▶ [PROBLEM DESCRIPTION]:
Copy out the listing that follows, exact in every word, and skip the images.

-- Begin --

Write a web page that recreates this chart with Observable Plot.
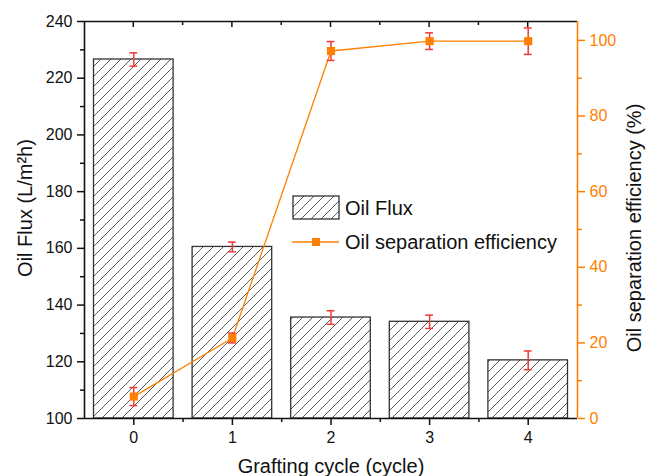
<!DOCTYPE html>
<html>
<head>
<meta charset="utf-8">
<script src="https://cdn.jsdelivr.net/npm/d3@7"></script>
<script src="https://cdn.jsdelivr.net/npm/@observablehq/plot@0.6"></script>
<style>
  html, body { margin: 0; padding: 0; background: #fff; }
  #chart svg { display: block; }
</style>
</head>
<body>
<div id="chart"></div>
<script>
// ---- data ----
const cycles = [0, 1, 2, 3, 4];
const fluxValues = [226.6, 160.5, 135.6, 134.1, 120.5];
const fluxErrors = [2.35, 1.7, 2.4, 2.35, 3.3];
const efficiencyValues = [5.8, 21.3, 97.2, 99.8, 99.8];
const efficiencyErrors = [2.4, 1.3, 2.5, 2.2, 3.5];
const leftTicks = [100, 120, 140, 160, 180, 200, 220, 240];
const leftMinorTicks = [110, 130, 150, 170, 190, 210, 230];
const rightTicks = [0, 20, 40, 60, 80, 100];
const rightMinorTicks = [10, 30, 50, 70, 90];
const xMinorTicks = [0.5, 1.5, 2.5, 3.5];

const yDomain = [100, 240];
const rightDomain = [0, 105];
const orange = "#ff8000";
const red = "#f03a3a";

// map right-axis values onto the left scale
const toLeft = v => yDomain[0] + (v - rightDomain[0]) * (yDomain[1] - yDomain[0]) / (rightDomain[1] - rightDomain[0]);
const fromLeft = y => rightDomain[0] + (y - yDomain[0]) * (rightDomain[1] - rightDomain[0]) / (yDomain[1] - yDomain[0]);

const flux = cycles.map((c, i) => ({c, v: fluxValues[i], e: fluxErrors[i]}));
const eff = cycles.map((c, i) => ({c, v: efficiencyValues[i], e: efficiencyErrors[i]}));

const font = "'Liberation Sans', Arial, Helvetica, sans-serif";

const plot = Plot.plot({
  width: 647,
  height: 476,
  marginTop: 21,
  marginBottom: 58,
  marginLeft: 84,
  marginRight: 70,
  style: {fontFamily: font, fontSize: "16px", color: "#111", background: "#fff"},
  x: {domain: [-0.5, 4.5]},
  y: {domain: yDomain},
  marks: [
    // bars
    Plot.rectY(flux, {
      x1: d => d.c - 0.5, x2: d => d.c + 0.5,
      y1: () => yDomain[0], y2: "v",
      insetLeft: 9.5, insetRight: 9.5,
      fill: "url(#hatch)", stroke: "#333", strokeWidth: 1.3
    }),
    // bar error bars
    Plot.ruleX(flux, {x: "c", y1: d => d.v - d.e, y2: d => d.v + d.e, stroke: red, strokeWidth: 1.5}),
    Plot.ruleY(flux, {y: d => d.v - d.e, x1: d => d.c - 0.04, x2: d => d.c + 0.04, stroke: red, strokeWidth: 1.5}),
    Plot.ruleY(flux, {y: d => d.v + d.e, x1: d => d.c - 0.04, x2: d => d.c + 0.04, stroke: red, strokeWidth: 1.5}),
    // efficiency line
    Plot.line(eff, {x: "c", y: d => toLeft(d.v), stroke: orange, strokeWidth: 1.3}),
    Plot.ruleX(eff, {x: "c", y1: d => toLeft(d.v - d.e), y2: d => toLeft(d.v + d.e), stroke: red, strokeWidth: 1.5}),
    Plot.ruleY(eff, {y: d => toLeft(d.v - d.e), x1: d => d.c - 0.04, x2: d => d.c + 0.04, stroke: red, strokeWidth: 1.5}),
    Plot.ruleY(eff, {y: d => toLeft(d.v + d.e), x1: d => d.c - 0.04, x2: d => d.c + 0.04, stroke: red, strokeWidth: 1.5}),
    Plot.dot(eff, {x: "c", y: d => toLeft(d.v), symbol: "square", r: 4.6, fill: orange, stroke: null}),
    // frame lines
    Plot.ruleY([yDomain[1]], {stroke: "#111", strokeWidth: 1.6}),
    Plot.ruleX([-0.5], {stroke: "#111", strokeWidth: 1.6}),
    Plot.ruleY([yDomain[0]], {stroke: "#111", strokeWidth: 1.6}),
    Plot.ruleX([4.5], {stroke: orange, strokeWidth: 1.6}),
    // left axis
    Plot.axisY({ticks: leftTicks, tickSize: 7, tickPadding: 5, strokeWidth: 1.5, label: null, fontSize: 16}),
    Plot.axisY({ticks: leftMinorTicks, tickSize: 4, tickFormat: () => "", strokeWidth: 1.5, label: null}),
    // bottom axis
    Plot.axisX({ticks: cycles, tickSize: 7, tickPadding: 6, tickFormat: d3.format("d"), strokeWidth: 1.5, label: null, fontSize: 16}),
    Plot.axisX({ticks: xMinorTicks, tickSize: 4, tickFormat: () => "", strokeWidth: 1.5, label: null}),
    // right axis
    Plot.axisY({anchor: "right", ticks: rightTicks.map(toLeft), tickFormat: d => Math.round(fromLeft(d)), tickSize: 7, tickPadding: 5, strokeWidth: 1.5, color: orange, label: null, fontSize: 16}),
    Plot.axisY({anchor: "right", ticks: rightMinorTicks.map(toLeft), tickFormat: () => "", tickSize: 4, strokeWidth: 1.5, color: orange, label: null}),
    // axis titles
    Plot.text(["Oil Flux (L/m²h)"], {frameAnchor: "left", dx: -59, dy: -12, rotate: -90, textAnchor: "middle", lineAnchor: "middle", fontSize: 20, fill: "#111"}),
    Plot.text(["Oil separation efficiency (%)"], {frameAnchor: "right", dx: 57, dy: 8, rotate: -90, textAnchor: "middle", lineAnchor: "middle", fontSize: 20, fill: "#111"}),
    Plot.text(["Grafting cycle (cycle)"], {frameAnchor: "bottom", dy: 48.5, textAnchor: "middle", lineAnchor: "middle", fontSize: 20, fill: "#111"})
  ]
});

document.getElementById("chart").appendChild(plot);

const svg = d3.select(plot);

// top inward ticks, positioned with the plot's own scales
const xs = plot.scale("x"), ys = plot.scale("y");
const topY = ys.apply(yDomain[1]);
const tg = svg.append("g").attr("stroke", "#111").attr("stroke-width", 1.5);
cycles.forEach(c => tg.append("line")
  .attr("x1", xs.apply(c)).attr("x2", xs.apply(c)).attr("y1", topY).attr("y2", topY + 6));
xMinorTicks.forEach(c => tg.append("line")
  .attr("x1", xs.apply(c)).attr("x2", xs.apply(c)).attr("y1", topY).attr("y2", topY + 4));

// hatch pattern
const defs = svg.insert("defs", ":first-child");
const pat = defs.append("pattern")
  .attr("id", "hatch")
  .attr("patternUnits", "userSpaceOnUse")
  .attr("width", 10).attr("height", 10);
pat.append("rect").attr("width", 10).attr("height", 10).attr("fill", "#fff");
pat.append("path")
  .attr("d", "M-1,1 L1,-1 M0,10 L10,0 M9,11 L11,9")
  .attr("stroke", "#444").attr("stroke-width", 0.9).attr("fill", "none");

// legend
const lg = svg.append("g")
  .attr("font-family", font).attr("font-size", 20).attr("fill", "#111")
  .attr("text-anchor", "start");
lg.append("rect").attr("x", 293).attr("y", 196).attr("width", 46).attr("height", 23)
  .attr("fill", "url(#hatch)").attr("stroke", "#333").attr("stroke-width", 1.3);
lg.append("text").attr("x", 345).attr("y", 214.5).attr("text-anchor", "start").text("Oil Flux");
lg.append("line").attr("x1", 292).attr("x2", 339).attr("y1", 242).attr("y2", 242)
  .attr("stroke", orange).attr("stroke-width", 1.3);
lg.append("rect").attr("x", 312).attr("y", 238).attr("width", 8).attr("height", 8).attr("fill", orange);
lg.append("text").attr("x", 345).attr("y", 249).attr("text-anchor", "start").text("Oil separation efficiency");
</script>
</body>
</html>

-- End --

▶ [SOLUTION]:
Write a web page that recreates this chart with Observable Plot.
<!DOCTYPE html>
<html>
<head>
<meta charset="utf-8">
<script src="https://cdn.jsdelivr.net/npm/d3@7"></script>
<script src="https://cdn.jsdelivr.net/npm/@observablehq/plot@0.6"></script>
<style>
  html, body { margin: 0; padding: 0; background: #fff; }
  #chart svg { display: block; }
</style>
</head>
<body>
<div id="chart"></div>
<script>
// ---- data ----
const cycles = [0, 1, 2, 3, 4];
const fluxValues = [226.6, 160.5, 135.6, 134.1, 120.5];
const fluxErrors = [2.35, 1.7, 2.4, 2.35, 3.3];
const efficiencyValues = [5.8, 21.3, 97.2, 99.8, 99.8];
const efficiencyErrors = [2.4, 1.3, 2.5, 2.2, 3.5];
const leftTicks = [100, 120, 140, 160, 180, 200, 220, 240];
const leftMinorTicks = [110, 130, 150, 170, 190, 210, 230];
const rightTicks = [0, 20, 40, 60, 80, 100];
const rightMinorTicks = [10, 30, 50, 70, 90];
const xMinorTicks = [0.5, 1.5, 2.5, 3.5];

const yDomain = [100, 240];
const rightDomain = [0, 105];
const orange = "#ff8000";
const red = "#f03a3a";

// map right-axis values onto the left scale
const toLeft = v => yDomain[0] + (v - rightDomain[0]) * (yDomain[1] - yDomain[0]) / (rightDomain[1] - rightDomain[0]);
const fromLeft = y => rightDomain[0] + (y - yDomain[0]) * (rightDomain[1] - rightDomain[0]) / (yDomain[1] - yDomain[0]);

const flux = cycles.map((c, i) => ({c, v: fluxValues[i], e: fluxErrors[i]}));
const eff = cycles.map((c, i) => ({c, v: efficiencyValues[i], e: efficiencyErrors[i]}));

const font = "'Liberation Sans', Arial, Helvetica, sans-serif";

const plot = Plot.plot({
  width: 647,
  height: 476,
  marginTop: 21,
  marginBottom: 58,
  marginLeft: 84,
  marginRight: 70,
  style: {fontFamily: font, fontSize: "16px", color: "#111", background: "#fff"},
  x: {domain: [-0.5, 4.5]},
  y: {domain: yDomain},
  marks: [
    // bars
    Plot.rectY(flux, {
      x1: d => d.c - 0.5, x2: d => d.c + 0.5,
      y1: () => yDomain[0], y2: "v",
      insetLeft: 9.5, insetRight: 9.5,
      fill: "url(#hatch)", stroke: "#333", strokeWidth: 1.3
    }),
    // bar error bars
    Plot.ruleX(flux, {x: "c", y1: d => d.v - d.e, y2: d => d.v + d.e, stroke: red, strokeWidth: 1.5}),
    Plot.ruleY(flux, {y: d => d.v - d.e, x1: d => d.c - 0.04, x2: d => d.c + 0.04, stroke: red, strokeWidth: 1.5}),
    Plot.ruleY(flux, {y: d => d.v + d.e, x1: d => d.c - 0.04, x2: d => d.c + 0.04, stroke: red, strokeWidth: 1.5}),
    // efficiency line
    Plot.line(eff, {x: "c", y: d => toLeft(d.v), stroke: orange, strokeWidth: 1.3}),
    Plot.ruleX(eff, {x: "c", y1: d => toLeft(d.v - d.e), y2: d => toLeft(d.v + d.e), stroke: red, strokeWidth: 1.5}),
    Plot.ruleY(eff, {y: d => toLeft(d.v - d.e), x1: d => d.c - 0.04, x2: d => d.c + 0.04, stroke: red, strokeWidth: 1.5}),
    Plot.ruleY(eff, {y: d => toLeft(d.v + d.e), x1: d => d.c - 0.04, x2: d => d.c + 0.04, stroke: red, strokeWidth: 1.5}),
    Plot.dot(eff, {x: "c", y: d => toLeft(d.v), symbol: "square", r: 4.6, fill: orange, stroke: null}),
    // frame lines
    Plot.ruleY([yDomain[1]], {stroke: "#111", strokeWidth: 1.6}),
    Plot.ruleX([-0.5], {stroke: "#111", strokeWidth: 1.6}),
    Plot.ruleY([yDomain[0]], {stroke: "#111", strokeWidth: 1.6}),
    Plot.ruleX([4.5], {stroke: orange, strokeWidth: 1.6}),
    // left axis
    Plot.axisY({ticks: leftTicks, tickSize: 7, tickPadding: 5, strokeWidth: 1.5, label: null, fontSize: 16}),
    Plot.axisY({ticks: leftMinorTicks, tickSize: 4, tickFormat: () => "", strokeWidth: 1.5, label: null}),
    // bottom axis
    Plot.axisX({ticks: cycles, tickSize: 7, tickPadding: 6, tickFormat: d3.format("d"), strokeWidth: 1.5, label: null, fontSize: 16}),
    Plot.axisX({ticks: xMinorTicks, tickSize: 4, tickFormat: () => "", strokeWidth: 1.5, label: null}),
    // right axis
    Plot.axisY({anchor: "right", ticks: rightTicks.map(toLeft), tickFormat: d => Math.round(fromLeft(d)), tickSize: 7, tickPadding: 5, strokeWidth: 1.5, color: orange, label: null, fontSize: 16}),
    Plot.axisY({anchor: "right", ticks: rightMinorTicks.map(toLeft), tickFormat: () => "", tickSize: 4, strokeWidth: 1.5, color: orange, label: null}),
    // axis titles
    Plot.text(["Oil Flux (L/m²h)"], {frameAnchor: "left", dx: -59, dy: -12, rotate: -90, textAnchor: "middle", lineAnchor: "middle", fontSize: 20, fill: "#111"}),
    Plot.text(["Oil separation efficiency (%)"], {frameAnchor: "right", dx: 57, dy: 8, rotate: -90, textAnchor: "middle", lineAnchor: "middle", fontSize: 20, fill: "#111"}),
    Plot.text(["Grafting cycle (cycle)"], {frameAnchor: "bottom", dy: 48.5, textAnchor: "middle", lineAnchor: "middle", fontSize: 20, fill: "#111"})
  ]
});

document.getElementById("chart").appendChild(plot);

const svg = d3.select(plot);

// top inward ticks, positioned with the plot's own scales
const xs = plot.scale("x"), ys = plot.scale("y");
const topY = ys.apply(yDomain[1]);
const tg = svg.append("g").attr("stroke", "#111").attr("stroke-width", 1.5);
cycles.forEach(c => tg.append("line")
  .attr("x1", xs.apply(c)).attr("x2", xs.apply(c)).attr("y1", topY).attr("y2", topY + 6));
xMinorTicks.forEach(c => tg.append("line")
  .attr("x1", xs.apply(c)).attr("x2", xs.apply(c)).attr("y1", topY).attr("y2", topY + 4));

// hatch pattern
const defs = svg.insert("defs", ":first-child");
const pat = defs.append("pattern")
  .attr("id", "hatch")
  .attr("patternUnits", "userSpaceOnUse")
  .attr("width", 10).attr("height", 10);
pat.append("rect").attr("width", 10).attr("height", 10).attr("fill", "#fff");
pat.append("path")
  .attr("d", "M-1,1 L1,-1 M0,10 L10,0 M9,11 L11,9")
  .attr("stroke", "#444").attr("stroke-width", 0.9).attr("fill", "none");

// legend
const lg = svg.append("g")
  .attr("font-family", font).attr("font-size", 20).attr("fill", "#111")
  .attr("text-anchor", "start");
lg.append("rect").attr("x", 293).attr("y", 196).attr("width", 46).attr("height", 23)
  .attr("fill", "url(#hatch)").attr("stroke", "#333").attr("stroke-width", 1.3);
lg.append("text").attr("x", 345).attr("y", 214.5).attr("text-anchor", "start").text("Oil Flux");
lg.append("line").attr("x1", 292).attr("x2", 339).attr("y1", 242).attr("y2", 242)
  .attr("stroke", orange).attr("stroke-width", 1.3);
lg.append("rect").attr("x", 312).attr("y", 238).attr("width", 8).attr("height", 8).attr("fill", orange);
lg.append("text").attr("x", 345).attr("y", 249).attr("text-anchor", "start").text("Oil separation efficiency");
</script>
</body>
</html>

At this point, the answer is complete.